AIM
Print exactly the lines running from the one that holds "Give me the Apache" through the one that holds "const titleText = 'Gas", please, and leave the pictures out.

------ PROVIDED ENTRIES ------

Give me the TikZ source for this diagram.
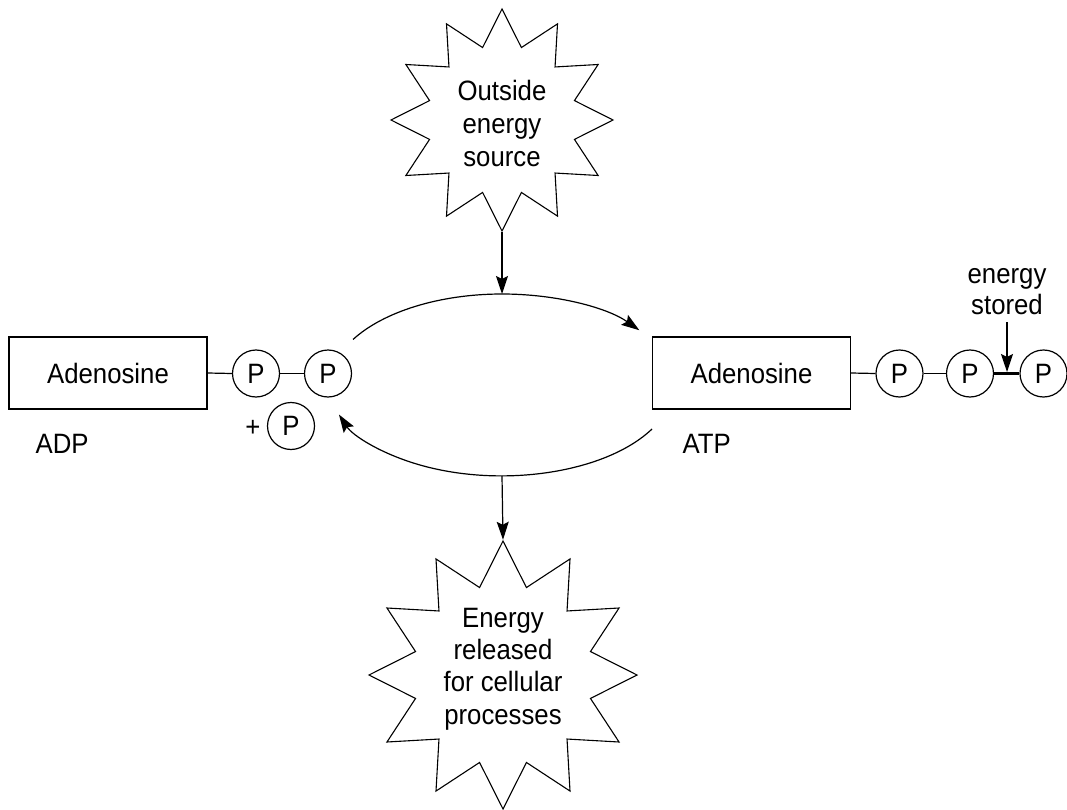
\documentclass[tikz,border=0pt]{standalone}
\usepackage{fontspec}
\setmainfont{Liberation Sans}[FakeStretch=0.92]
\usetikzlibrary{shapes.geometric, arrows.meta}

\begin{document}
\begin{tikzpicture}[x=1pt, y=-1pt,
  font=\fontsize{28}{33}\selectfont,
  line width=1.2pt,
  arr/.style={-{Stealth[length=18pt,width=12pt,inset=3pt]}},
  burst/.style={star, star points=12, star point ratio=1.48, draw, line width=1.1pt, inner sep=0pt},
  basebox/.style={draw, rectangle, minimum width=198pt, minimum height=72pt, inner sep=0pt},
  phos/.style={draw, circle, minimum size=47pt, inner sep=0pt},
  highbond/.style={line width=3pt},
  lbl/.style={inner sep=0pt, align=center},
]
\useasboundingbox (0,0) rectangle (1067,810);

% energy bursts
\node[burst, minimum size=222pt] (src) at (502,120) {};
\node[lbl] (srctext) at (502,123) {Outside\\energy\\source};
\node[burst, minimum size=268pt] (rel) at (503,675) {};
\node[lbl, font=\fontsize{28}{32.3}\selectfont] (reltext) at (503,669) {Energy\\released\\for cellular\\processes};

% ADP
\node[basebox] (adpbase) at (108,373) {Adenosine};
\node[phos] (adp1) at (256,373.5) {P};
\node[phos] (adp2) at (328,373.5) {P};
\node[phos] (pfree) at (291,426) {P};
\node[lbl] (plus) at (253,428) {+};
\node[lbl, anchor=base west] (adplbl) at (35,453) {ADP};
\draw (adpbase.east) -- (adp1.west);
\draw (adp1.east) -- (adp2.west);

% ATP
\node[basebox] (atpbase) at (751.5,373) {Adenosine};
\node[phos] (atp1) at (899.5,373.5) {P};
\node[phos] (atp2) at (970,373.5) {P};
\node[phos] (atp3) at (1043.5,373.5) {P};
\node[lbl, anchor=base west] (atplbl) at (682,453) {ATP};
\draw (atpbase.east) -- (atp1.west);
\draw (atp1.east) -- (atp2.west);
\draw[highbond] (atp2.east) -- (atp3.west);
\coordinate (bondmid) at (1007,372);
\node[lbl, font=\fontsize{28}{31}\selectfont] (stored) at (1007,292) {energy\\stored};
\draw[arr] (1007,322) -- (bondmid);

% reaction cycle
\coordinate (adpout) at (353,339.5);
\coordinate (atpout) at (652,429);
\coordinate (cyctop) at (502,294);
\coordinate (cycbot) at (502,476);
\draw[arr] (adpout) arc[start angle=210, end angle=323, x radius=172, y radius=91];
\draw[arr] (atpout) arc[start angle=29, end angle=161, x radius=172, y radius=91];
\draw[arr] (src.south) -- (cyctop);
\draw[arr] (cycbot) -- (rel.north);
\end{tikzpicture}
\end{document}
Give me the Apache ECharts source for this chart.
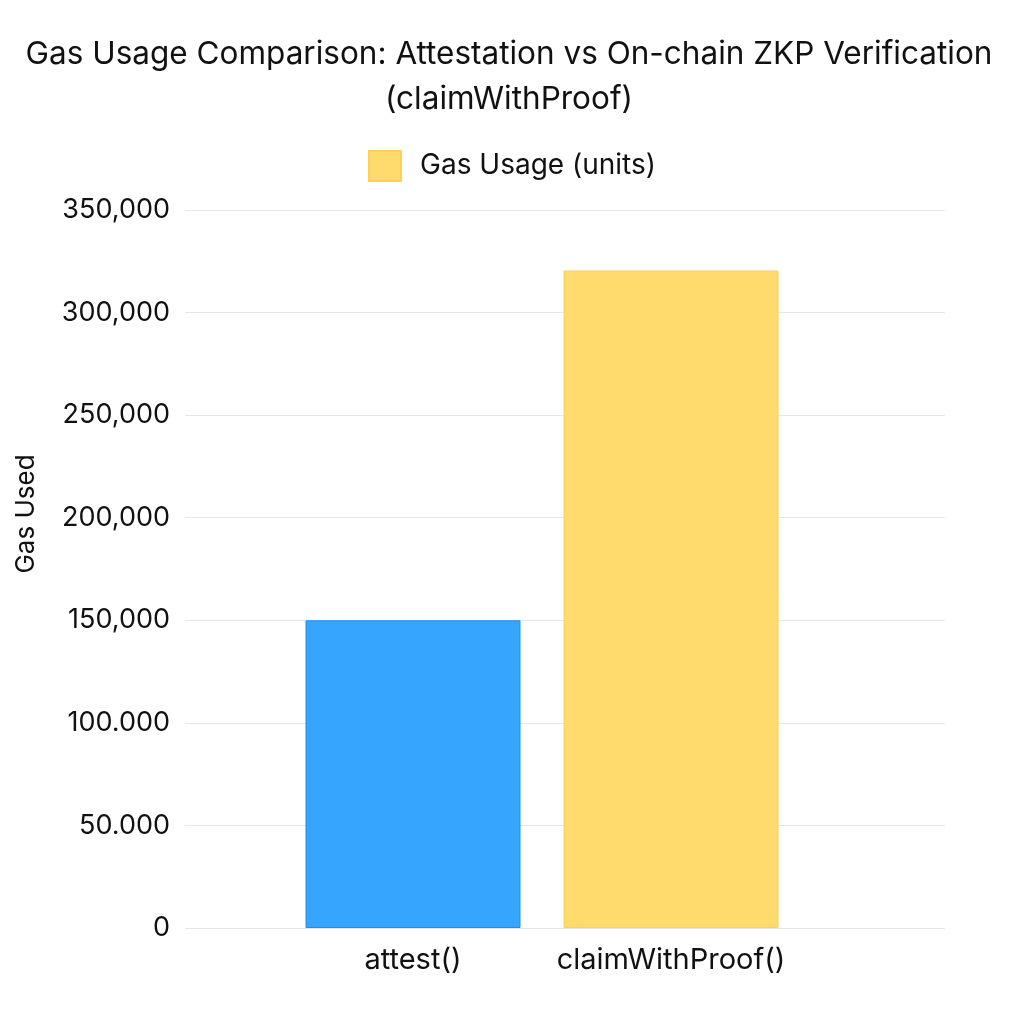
<!DOCTYPE html>
<html><head><meta charset="utf-8">
<script src="https://cdn.jsdelivr.net/npm/echarts@6/dist/echarts.min.js"></script>
<style>html,body{margin:0;padding:0;background:#fff}#c{width:1024px;height:1024px}</style>
</head><body><div id="c"></div>
<script>
const categories = ['attest()', 'claimWithProof()'];
const gasValues = [150000, 320500];
const barColors = ['#36A5FD', '#FFDA6C'];
const barBorders = ['#1E8EF0', '#FFD150'];
const tickLabels = ['0', '50.000', '100.000', '150,000', '200,000', '250,000', '300,000', '350,000'];
const seriesName = 'Gas Usage (units)';
const titleText = 'Gas Usage Comparison: Attestation vs On-chain ZKP Verification\n(claimWithProof)';

const FONT = 'Inter';
const chart = echarts.init(document.getElementById('c'));
chart.setOption({
  backgroundColor: '#fff',
  animation: false,
  textStyle: { fontFamily: FONT },
  title: {
    text: titleText, left: 504, textAlign: 'center', top: 27,
    textStyle: { fontSize: 31.5, fontWeight: 'normal', color: '#111', lineHeight: 45, fontFamily: FONT }
  },
  legend: {
    top: 145, left: 'center', itemWidth: 32, itemHeight: 30, itemGap: 10, icon: 'rect',
    textStyle: { fontSize: 28, color: '#111', fontFamily: FONT, padding: [0, 0, 0, 14] },
    data: [seriesName]
  },
  grid: [
    { left: 185, right: 79, top: 210, bottom: 96 },
    { left: 284, right: 224, top: 210, bottom: 96 }
  ],
  xAxis: [
    { type: 'category', gridIndex: 0, data: categories, show: false },
    { type: 'category', gridIndex: 1, data: categories,
      axisLine: { show: false }, axisTick: { show: false },
      axisLabel: { interval: 0, fontSize: 29, color: '#111', margin: 18, fontFamily: FONT } }
  ],
  yAxis: [
    { type: 'value', gridIndex: 0, min: 0, max: 350000, interval: 50000,
      name: 'Gas Used', nameLocation: 'middle', nameGap: 146, nameRotate: 90,
      nameTextStyle: { fontSize: 26, color: '#111', fontFamily: FONT, padding: [0, 0, 0, 110] },
      axisLine: { show: false }, axisTick: { show: false },
      axisLabel: { fontSize: 27, color: '#111', margin: 15, fontFamily: FONT,
        formatter: (v) => tickLabels[Math.round(v / 50000)] },
      splitLine: { lineStyle: { color: '#E6E6E6', width: 1 } } },
    { type: 'value', gridIndex: 1, min: 0, max: 350000, show: false, splitLine: { show: false } }
  ],
  series: [{
    name: seriesName, type: 'bar', xAxisIndex: 1, yAxisIndex: 1,
    barWidth: 215,
    itemStyle: { color: barColors[1], borderColor: barBorders[1], borderWidth: 1 },
    data: gasValues.map((v, i) => ({ value: v, itemStyle: { color: barColors[i], borderColor: barBorders[i], borderWidth: 1 } }))
  }]
});
</script></body></html>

------

RESPONSE TO THE TASK
Give me the Apache ECharts source for this chart.
<!DOCTYPE html>
<html><head><meta charset="utf-8">
<script src="https://cdn.jsdelivr.net/npm/echarts@6/dist/echarts.min.js"></script>
<style>html,body{margin:0;padding:0;background:#fff}#c{width:1024px;height:1024px}</style>
</head><body><div id="c"></div>
<script>
const categories = ['attest()', 'claimWithProof()'];
const gasValues = [150000, 320500];
const barColors = ['#36A5FD', '#FFDA6C'];
const barBorders = ['#1E8EF0', '#FFD150'];
const tickLabels = ['0', '50.000', '100.000', '150,000', '200,000', '250,000', '300,000', '350,000'];
const seriesName = 'Gas Usage (units)';
const titleText = 'Gas Usage Comparison: Attestation vs On-chain ZKP Verification\n(claimWithProof)';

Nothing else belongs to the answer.